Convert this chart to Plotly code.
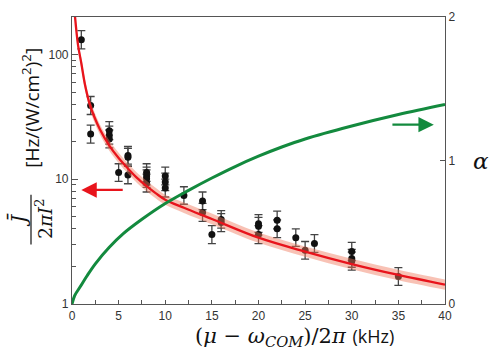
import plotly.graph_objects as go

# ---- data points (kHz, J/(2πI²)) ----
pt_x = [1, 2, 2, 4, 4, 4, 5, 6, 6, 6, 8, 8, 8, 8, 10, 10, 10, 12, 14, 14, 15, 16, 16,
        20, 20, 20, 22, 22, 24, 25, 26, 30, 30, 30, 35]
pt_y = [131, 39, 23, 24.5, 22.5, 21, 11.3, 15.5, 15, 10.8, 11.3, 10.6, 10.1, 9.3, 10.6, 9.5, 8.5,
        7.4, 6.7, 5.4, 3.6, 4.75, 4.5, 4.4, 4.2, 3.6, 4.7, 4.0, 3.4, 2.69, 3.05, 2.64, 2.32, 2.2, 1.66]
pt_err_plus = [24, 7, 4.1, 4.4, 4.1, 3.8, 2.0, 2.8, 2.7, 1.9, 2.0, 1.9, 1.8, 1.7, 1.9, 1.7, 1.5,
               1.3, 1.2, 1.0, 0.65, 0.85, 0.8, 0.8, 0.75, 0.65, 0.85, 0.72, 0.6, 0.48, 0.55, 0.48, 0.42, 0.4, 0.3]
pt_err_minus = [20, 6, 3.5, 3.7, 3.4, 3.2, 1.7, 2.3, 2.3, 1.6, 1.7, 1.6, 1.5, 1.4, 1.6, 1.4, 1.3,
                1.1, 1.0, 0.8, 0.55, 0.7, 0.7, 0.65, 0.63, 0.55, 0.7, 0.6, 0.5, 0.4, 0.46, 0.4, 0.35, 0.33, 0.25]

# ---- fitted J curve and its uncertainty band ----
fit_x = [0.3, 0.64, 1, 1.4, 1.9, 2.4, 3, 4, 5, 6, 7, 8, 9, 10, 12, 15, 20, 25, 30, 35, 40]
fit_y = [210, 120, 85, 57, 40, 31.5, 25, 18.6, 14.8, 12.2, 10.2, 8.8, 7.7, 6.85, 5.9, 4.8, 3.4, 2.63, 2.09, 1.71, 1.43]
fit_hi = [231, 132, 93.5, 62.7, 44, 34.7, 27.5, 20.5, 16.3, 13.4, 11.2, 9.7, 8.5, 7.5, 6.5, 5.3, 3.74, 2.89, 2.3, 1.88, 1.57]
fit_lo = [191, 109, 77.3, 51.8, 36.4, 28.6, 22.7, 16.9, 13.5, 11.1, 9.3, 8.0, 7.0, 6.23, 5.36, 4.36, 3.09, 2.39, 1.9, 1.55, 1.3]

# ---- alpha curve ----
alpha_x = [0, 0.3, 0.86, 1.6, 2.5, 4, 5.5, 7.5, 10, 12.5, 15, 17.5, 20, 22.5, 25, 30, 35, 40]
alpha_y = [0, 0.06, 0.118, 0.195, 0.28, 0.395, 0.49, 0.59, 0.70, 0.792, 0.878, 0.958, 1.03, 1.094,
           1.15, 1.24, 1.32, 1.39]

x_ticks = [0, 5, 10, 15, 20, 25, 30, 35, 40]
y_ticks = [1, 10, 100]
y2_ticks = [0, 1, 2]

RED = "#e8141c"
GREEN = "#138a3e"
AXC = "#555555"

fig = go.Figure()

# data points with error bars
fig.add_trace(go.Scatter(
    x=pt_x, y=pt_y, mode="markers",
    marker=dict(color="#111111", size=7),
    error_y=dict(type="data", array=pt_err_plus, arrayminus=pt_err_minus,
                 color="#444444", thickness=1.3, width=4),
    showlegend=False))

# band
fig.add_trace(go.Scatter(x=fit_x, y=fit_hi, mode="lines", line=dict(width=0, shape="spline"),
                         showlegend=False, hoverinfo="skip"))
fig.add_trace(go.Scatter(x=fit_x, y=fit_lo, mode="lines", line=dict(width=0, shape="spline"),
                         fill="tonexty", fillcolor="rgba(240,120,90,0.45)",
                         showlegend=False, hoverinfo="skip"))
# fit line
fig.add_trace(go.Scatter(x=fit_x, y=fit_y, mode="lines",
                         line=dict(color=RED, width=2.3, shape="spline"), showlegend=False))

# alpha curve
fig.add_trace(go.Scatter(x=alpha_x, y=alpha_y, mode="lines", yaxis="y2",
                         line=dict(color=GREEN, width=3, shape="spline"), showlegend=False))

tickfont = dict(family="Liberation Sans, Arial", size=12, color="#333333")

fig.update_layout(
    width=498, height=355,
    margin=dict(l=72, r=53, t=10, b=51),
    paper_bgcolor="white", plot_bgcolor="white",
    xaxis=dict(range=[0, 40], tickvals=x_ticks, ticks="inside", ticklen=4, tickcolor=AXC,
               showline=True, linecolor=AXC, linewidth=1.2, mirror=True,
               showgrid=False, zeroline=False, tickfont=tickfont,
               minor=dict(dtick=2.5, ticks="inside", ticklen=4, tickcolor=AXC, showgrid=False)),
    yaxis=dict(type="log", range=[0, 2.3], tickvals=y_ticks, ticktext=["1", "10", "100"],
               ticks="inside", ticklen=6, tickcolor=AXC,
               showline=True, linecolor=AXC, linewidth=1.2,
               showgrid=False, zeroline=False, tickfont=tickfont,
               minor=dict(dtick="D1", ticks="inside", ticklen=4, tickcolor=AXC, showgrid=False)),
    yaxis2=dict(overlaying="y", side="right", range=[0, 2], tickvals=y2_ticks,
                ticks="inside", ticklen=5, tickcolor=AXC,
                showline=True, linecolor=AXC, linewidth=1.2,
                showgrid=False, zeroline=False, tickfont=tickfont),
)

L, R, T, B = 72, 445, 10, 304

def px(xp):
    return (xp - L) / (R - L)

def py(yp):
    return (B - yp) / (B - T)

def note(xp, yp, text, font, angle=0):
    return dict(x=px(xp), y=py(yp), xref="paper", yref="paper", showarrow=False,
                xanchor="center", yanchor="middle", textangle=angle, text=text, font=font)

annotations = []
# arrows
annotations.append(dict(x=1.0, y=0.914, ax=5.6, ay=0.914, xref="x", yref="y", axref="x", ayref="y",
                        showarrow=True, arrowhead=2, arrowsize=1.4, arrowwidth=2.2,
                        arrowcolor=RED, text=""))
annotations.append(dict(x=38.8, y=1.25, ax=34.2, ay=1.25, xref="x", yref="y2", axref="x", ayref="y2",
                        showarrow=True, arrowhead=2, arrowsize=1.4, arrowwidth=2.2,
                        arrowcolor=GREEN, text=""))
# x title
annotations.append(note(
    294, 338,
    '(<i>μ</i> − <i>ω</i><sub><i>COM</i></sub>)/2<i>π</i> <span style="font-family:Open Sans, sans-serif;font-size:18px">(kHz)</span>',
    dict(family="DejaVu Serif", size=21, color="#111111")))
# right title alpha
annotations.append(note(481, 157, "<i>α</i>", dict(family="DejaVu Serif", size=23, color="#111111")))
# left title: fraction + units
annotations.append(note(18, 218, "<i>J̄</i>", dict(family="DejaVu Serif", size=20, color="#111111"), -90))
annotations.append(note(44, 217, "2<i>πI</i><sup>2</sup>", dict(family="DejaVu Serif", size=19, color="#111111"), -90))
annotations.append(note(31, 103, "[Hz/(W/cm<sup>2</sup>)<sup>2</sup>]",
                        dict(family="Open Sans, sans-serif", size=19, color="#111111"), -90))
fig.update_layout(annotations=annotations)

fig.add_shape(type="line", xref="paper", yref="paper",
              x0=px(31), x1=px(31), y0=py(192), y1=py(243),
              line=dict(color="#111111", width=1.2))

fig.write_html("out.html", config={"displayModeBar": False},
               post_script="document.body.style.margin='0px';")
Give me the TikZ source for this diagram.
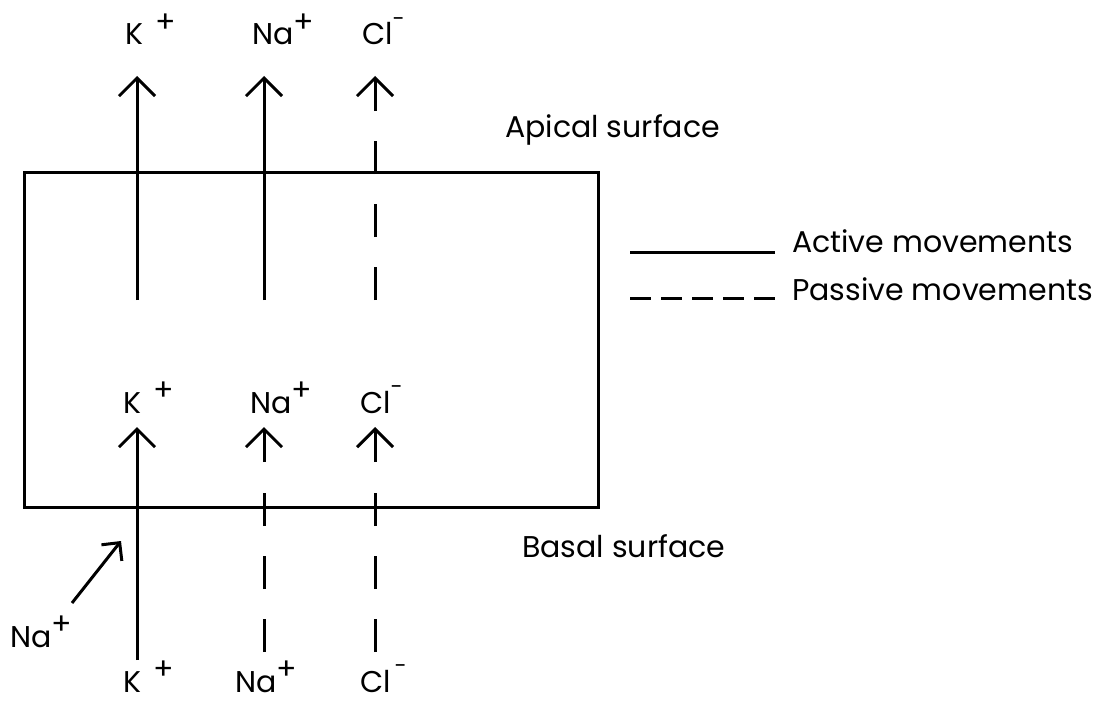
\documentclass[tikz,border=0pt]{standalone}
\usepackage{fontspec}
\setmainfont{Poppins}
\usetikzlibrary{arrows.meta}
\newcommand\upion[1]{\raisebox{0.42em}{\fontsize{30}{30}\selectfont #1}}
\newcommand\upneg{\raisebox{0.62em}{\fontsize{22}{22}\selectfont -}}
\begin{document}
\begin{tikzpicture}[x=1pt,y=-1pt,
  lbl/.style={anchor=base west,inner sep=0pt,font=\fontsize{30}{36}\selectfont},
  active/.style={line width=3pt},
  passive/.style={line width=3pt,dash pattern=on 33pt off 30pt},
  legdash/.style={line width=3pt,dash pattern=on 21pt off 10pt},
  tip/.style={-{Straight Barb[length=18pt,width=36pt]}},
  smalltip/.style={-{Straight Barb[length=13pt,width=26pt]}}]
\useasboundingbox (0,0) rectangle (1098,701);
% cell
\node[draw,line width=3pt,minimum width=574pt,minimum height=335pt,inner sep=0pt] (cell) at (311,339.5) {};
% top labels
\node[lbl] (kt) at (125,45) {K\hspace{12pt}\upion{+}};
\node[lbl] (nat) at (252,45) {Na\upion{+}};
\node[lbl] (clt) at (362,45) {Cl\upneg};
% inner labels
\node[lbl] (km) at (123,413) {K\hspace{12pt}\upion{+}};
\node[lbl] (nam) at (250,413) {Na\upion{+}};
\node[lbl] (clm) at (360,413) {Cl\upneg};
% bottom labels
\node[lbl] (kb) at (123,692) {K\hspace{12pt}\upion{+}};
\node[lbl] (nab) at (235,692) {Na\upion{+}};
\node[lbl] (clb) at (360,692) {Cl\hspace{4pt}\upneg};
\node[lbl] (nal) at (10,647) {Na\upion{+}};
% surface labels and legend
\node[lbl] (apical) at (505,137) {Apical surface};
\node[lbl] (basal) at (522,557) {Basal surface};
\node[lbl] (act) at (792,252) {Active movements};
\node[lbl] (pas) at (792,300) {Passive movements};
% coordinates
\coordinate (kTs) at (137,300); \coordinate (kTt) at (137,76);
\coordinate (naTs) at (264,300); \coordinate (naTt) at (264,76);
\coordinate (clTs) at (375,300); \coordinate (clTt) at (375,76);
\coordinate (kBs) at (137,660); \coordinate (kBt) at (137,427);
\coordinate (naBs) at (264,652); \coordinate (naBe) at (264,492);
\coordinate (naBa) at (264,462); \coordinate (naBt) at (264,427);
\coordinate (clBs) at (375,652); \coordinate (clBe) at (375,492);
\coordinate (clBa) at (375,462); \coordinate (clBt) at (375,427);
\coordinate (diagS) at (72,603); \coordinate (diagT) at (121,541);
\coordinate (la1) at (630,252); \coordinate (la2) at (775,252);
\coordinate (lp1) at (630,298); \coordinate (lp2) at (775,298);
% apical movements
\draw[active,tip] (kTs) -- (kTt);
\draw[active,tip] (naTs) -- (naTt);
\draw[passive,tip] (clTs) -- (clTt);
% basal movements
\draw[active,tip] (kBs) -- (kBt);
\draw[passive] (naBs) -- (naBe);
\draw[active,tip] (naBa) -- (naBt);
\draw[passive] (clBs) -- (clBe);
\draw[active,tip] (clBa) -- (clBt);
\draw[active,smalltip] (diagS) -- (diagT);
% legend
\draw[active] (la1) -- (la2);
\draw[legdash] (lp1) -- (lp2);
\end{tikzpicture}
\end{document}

■ Aim of the task: From the opening line of the listing above through the line bearing "1.9, 1.55, 1.3]", repeat each line exactly. Drop every picture.

■ Written response:
Convert this chart to Plotly code.
import plotly.graph_objects as go

# ---- data points (kHz, J/(2πI²)) ----
pt_x = [1, 2, 2, 4, 4, 4, 5, 6, 6, 6, 8, 8, 8, 8, 10, 10, 10, 12, 14, 14, 15, 16, 16,
        20, 20, 20, 22, 22, 24, 25, 26, 30, 30, 30, 35]
pt_y = [131, 39, 23, 24.5, 22.5, 21, 11.3, 15.5, 15, 10.8, 11.3, 10.6, 10.1, 9.3, 10.6, 9.5, 8.5,
        7.4, 6.7, 5.4, 3.6, 4.75, 4.5, 4.4, 4.2, 3.6, 4.7, 4.0, 3.4, 2.69, 3.05, 2.64, 2.32, 2.2, 1.66]
pt_err_plus = [24, 7, 4.1, 4.4, 4.1, 3.8, 2.0, 2.8, 2.7, 1.9, 2.0, 1.9, 1.8, 1.7, 1.9, 1.7, 1.5,
               1.3, 1.2, 1.0, 0.65, 0.85, 0.8, 0.8, 0.75, 0.65, 0.85, 0.72, 0.6, 0.48, 0.55, 0.48, 0.42, 0.4, 0.3]
pt_err_minus = [20, 6, 3.5, 3.7, 3.4, 3.2, 1.7, 2.3, 2.3, 1.6, 1.7, 1.6, 1.5, 1.4, 1.6, 1.4, 1.3,
                1.1, 1.0, 0.8, 0.55, 0.7, 0.7, 0.65, 0.63, 0.55, 0.7, 0.6, 0.5, 0.4, 0.46, 0.4, 0.35, 0.33, 0.25]

# ---- fitted J curve and its uncertainty band ----
fit_x = [0.3, 0.64, 1, 1.4, 1.9, 2.4, 3, 4, 5, 6, 7, 8, 9, 10, 12, 15, 20, 25, 30, 35, 40]
fit_y = [210, 120, 85, 57, 40, 31.5, 25, 18.6, 14.8, 12.2, 10.2, 8.8, 7.7, 6.85, 5.9, 4.8, 3.4, 2.63, 2.09, 1.71, 1.43]
fit_hi = [231, 132, 93.5, 62.7, 44, 34.7, 27.5, 20.5, 16.3, 13.4, 11.2, 9.7, 8.5, 7.5, 6.5, 5.3, 3.74, 2.89, 2.3, 1.88, 1.57]
fit_lo = [191, 109, 77.3, 51.8, 36.4, 28.6, 22.7, 16.9, 13.5, 11.1, 9.3, 8.0, 7.0, 6.23, 5.36, 4.36, 3.09, 2.39, 1.9, 1.55, 1.3]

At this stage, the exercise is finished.